UPDATE: Jean Stothert, Omaha's mayor, is asking for public opinion about the city-run compost product, yard waste services and other topics, as reported by the Omaha-World Herald. The mayor’s website links to a survey where residents can answer questions about how much they support different waste management programs in the city. Warple, an Omaha-based tech company, is running the survey for free on a test basis.
Omaha officials are still in the process of developing a request for bids for its 2020 solid waste contract.
- The Omaha City Council voted unanimously on Oct. 17 to pay SCS Engineers an estimated $99,000 to work with city officials to develop a request for bids for a waste hauling contract that would affect around 140,000 households, as reported by the Omaha World-Herald.
- While it will be Mayor Jean Stothert's administration that puts out the request for bids, the council will have to approve any contract. The new arrangement is expected to last 10 years and cost over $100 million, according to the Omaha World-Herald. Omaha's current contract with Waste Management is set to expire in 2020.

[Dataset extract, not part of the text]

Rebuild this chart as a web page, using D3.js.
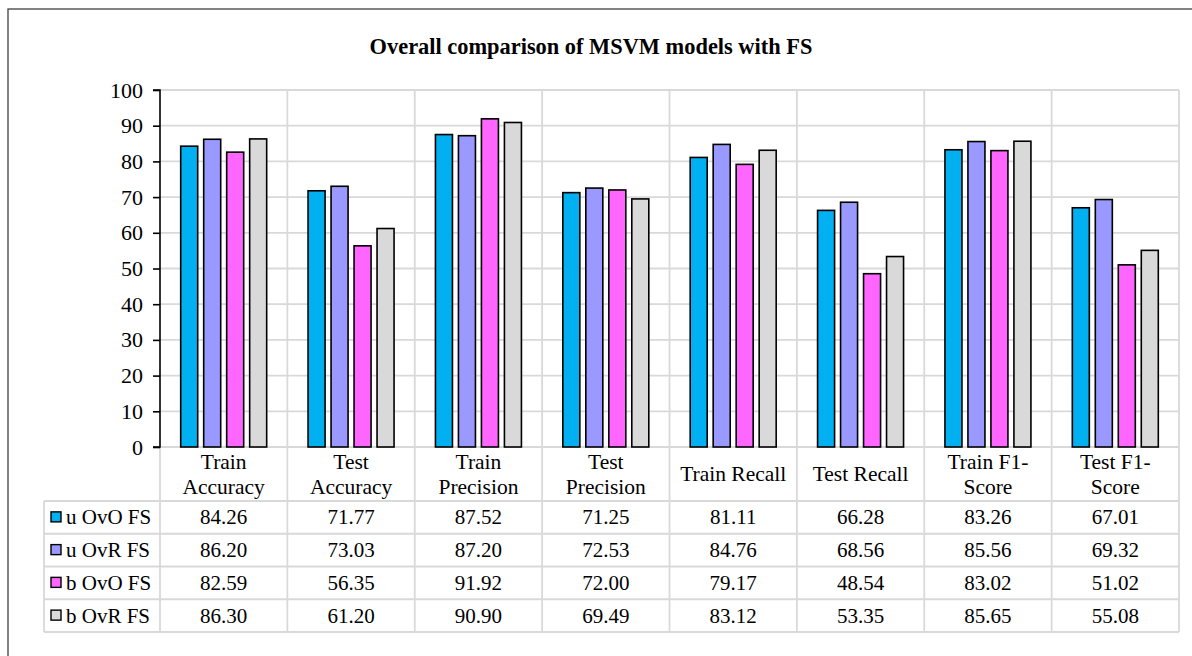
<!DOCTYPE html>
<html>
<head>
<meta charset="utf-8">
<script src="https://cdn.jsdelivr.net/npm/d3@7"></script>
<style>
  html, body { margin: 0; padding: 0; background: #fff; }
  svg { display: block; font-family: "Liberation Serif", "Times New Roman", serif; }
</style>
</head>
<body>
<svg id="chart" width="1192" height="656"></svg>
<script>
// Metrics shown along the x axis (header row of the data table)
const categories = [
  ["Train", "Accuracy"], ["Test", "Accuracy"], ["Train", "Precision"], ["Test", "Precision"],
  ["Train Recall"], ["Test Recall"], ["Train F1-", "Score"], ["Test F1-", "Score"]
];
const seriesNames = ["u OvO FS", "u OvR FS", "b OvO FS", "b OvR FS"];
const seriesColors = ["#00b0f0", "#9999ff", "#ff66ff", "#d9d9d9"];

const uOvO = [84.26, 71.77, 87.52, 71.25, 81.11, 66.28, 83.26, 67.01];
const uOvR = [86.20, 73.03, 87.20, 72.53, 84.76, 68.56, 85.56, 69.32];
const bOvO = [82.59, 56.35, 91.92, 72.00, 79.17, 48.54, 83.02, 51.02];
const bOvR = [86.30, 61.20, 90.90, 69.49, 83.12, 53.35, 85.65, 55.08];
const seriesValues = [uOvO, uOvR, bOvO, bOvR];

const yTicks = [0, 10, 20, 30, 40, 50, 60, 70, 80, 90, 100];

const svg = d3.select("#chart");
const grid = "#d9d9d9";
const serif = "Liberation Serif, Times New Roman, serif";

// Layout
const plot = { left: 160, right: 1179, top: 90, bottom: 447 };
const tableLeft = 44;
const headerBottom = 501;
const rowH = 32.75;
const tableFont = 21;

// Outer chart frame
svg.append("rect")
  .attr("x", 8).attr("y", 9).attr("width", 1300).attr("height", 800)
  .attr("fill", "none").attr("stroke", "#404040").attr("stroke-width", 1.3);

// Title
svg.append("text")
  .attr("x", 591).attr("y", 54)
  .attr("text-anchor", "middle")
  .attr("font-weight", "bold").attr("font-size", 22.4)
  .text("Overall comparison of MSVM models with FS");

const keys = d3.range(categories.length);
const x0 = d3.scaleBand().domain(keys).range([plot.left, plot.right]).padding(0);
const x1 = d3.scaleBand().domain(d3.range(seriesNames.length))
  .range([0, x0.bandwidth()]).paddingInner(0.26).paddingOuter(0.9);
const y = d3.scaleLinear().domain([0, 100]).range([plot.bottom, plot.top]);

// Horizontal gridlines
svg.append("g").selectAll("line").data(yTicks.filter(d => d > 0)).join("line")
  .attr("x1", plot.left).attr("x2", plot.right)
  .attr("y1", d => y(d)).attr("y2", d => y(d))
  .attr("stroke", grid).attr("stroke-width", 1.8);

// Vertical category dividers (through plot and table)
const tableBottom = headerBottom + rowH * seriesNames.length;
svg.append("g").selectAll("line").data(keys.slice(1).concat([keys.length])).join("line")
  .attr("x1", d => d < keys.length ? x0(d) : plot.right)
  .attr("x2", d => d < keys.length ? x0(d) : plot.right)
  .attr("y1", plot.top).attr("y2", tableBottom)
  .attr("stroke", grid).attr("stroke-width", 1.8);

// Table horizontal lines
const hLines = [plot.bottom].concat(d3.range(seriesNames.length + 1).map(i => headerBottom + i * rowH));
svg.append("g").selectAll("line").data(hLines).join("line")
  .attr("x1", (d, i) => i === 0 ? plot.left : tableLeft)
  .attr("x2", plot.right)
  .attr("y1", d => d).attr("y2", d => d)
  .attr("stroke", grid).attr("stroke-width", 1.8);
// Table left edges
svg.append("line").attr("x1", tableLeft).attr("x2", tableLeft)
  .attr("y1", headerBottom).attr("y2", tableBottom)
  .attr("stroke", grid).attr("stroke-width", 1.8);
svg.append("line").attr("x1", plot.left).attr("x2", plot.left)
  .attr("y1", plot.bottom).attr("y2", tableBottom)
  .attr("stroke", grid).attr("stroke-width", 1.8);

// Bars
const groups = svg.append("g").selectAll("g").data(seriesValues).join("g")
  .attr("fill", (d, i) => seriesColors[i]);
groups.each(function(vals, si) {
  d3.select(this).selectAll("rect").data(vals).join("rect")
    .attr("x", (v, ci) => x0(ci) + x1(si))
    .attr("width", x1.bandwidth())
    .attr("y", v => y(v))
    .attr("height", v => y(0) - y(v))
    .attr("stroke", "#000").attr("stroke-width", 1.6);
});

// Y axis
const yAxis = d3.axisLeft(y).tickValues(yTicks).tickSize(7).tickPadding(10).tickFormat(d3.format("d"));
const ga = svg.append("g").attr("transform", `translate(${plot.left},0)`).call(yAxis)
  .attr("font-family", serif).attr("font-size", 22);
ga.select(".domain").attr("stroke", "#000").attr("stroke-width", 1.6).attr("d", `M-7,${plot.top}H0V${plot.bottom}H-7`);
ga.selectAll(".tick line").attr("stroke", "#000").attr("stroke-width", 1.6);
ga.selectAll(".tick text").attr("fill", "#000");

// Header row: category names
const header = svg.append("g").selectAll("text").data(categories).join("text")
  .attr("text-anchor", "middle").attr("font-size", 21.5)
  .attr("x", (d, i) => x0(i) + x0.bandwidth() / 2);
header.each(function(lines) {
  const t = d3.select(this);
  const midY = (plot.bottom + headerBottom) / 2;
  const lh = 25;
  lines.forEach((ln, k) => {
    t.append("tspan")
      .attr("x", t.attr("x"))
      .attr("y", midY + (k - (lines.length - 1) / 2) * lh + 7)
      .text(ln);
  });
});

// Data rows: legend key, series name, values
seriesNames.forEach((name, si) => {
  const cy = headerBottom + si * rowH + rowH / 2;
  svg.append("rect")
    .attr("x", 51).attr("y", cy - 5.5).attr("width", 10).attr("height", 10)
    .attr("fill", seriesColors[si]).attr("stroke", "#000").attr("stroke-width", 1.4);
  svg.append("text")
    .attr("x", 66).attr("y", cy + 7).attr("font-size", tableFont)
    .text(name);
  svg.append("g").selectAll("text").data(seriesValues[si]).join("text")
    .attr("x", (v, ci) => x0(ci) + x0.bandwidth() / 2)
    .attr("y", cy + 7)
    .attr("text-anchor", "middle").attr("font-size", tableFont)
    .text(v => v.toFixed(2));
});
</script>
</body>
</html>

- Stothert said that she wants automated CNG-powered collection trucks and covered, 96-gallon carts as part of the new contract. Stothert has in the past said she wants yard waste and trash to be collected together, rather than collected separately for composting. Some council members have said they won't support a contract that doesn't include separate yard waste collection and the option for customers to choose smaller carts.
Based on a pilot program in Omaha, where 2,500 homes were given two 96-gallon carts — one for recycling and one for solid waste — Stothert may get her wish for automated collection in the city. According to reports, recycling increased and the carts were "overwhelmingly popular" during the pilot. City officials have repeatedly said that public input would be an important factor in awarding the new contract.
Additionally, a study commissioned by city officials showed that co-collecting yard waste was cheaper and greener because it required fewer trucks on the road. Omaha started co-collecting yard waste after complaints of service delays when yard waste was collected separately, though that was intended to be a stopgap measure. Plans to restart separate collection of yard waste were delayed in June this year because of a driver shortage in the city — and Omaha isn't alone in facing that shortage. While federal action and technological innovations may start to close the gap between the number of drivers and the number of needed drivers, the issue won't be solved overnight.
The potential evolution toward automated CNG vehicles and larger recycling carts in Nebraska's largest city, combined with competing interests from city officials, will make Omaha's bidding process an interesting one to watch. The city's goal is to begin soliciting bids next year, and potentially begin preparing for changes to the system in 2019, ahead of the current contract's 2020 expiration date.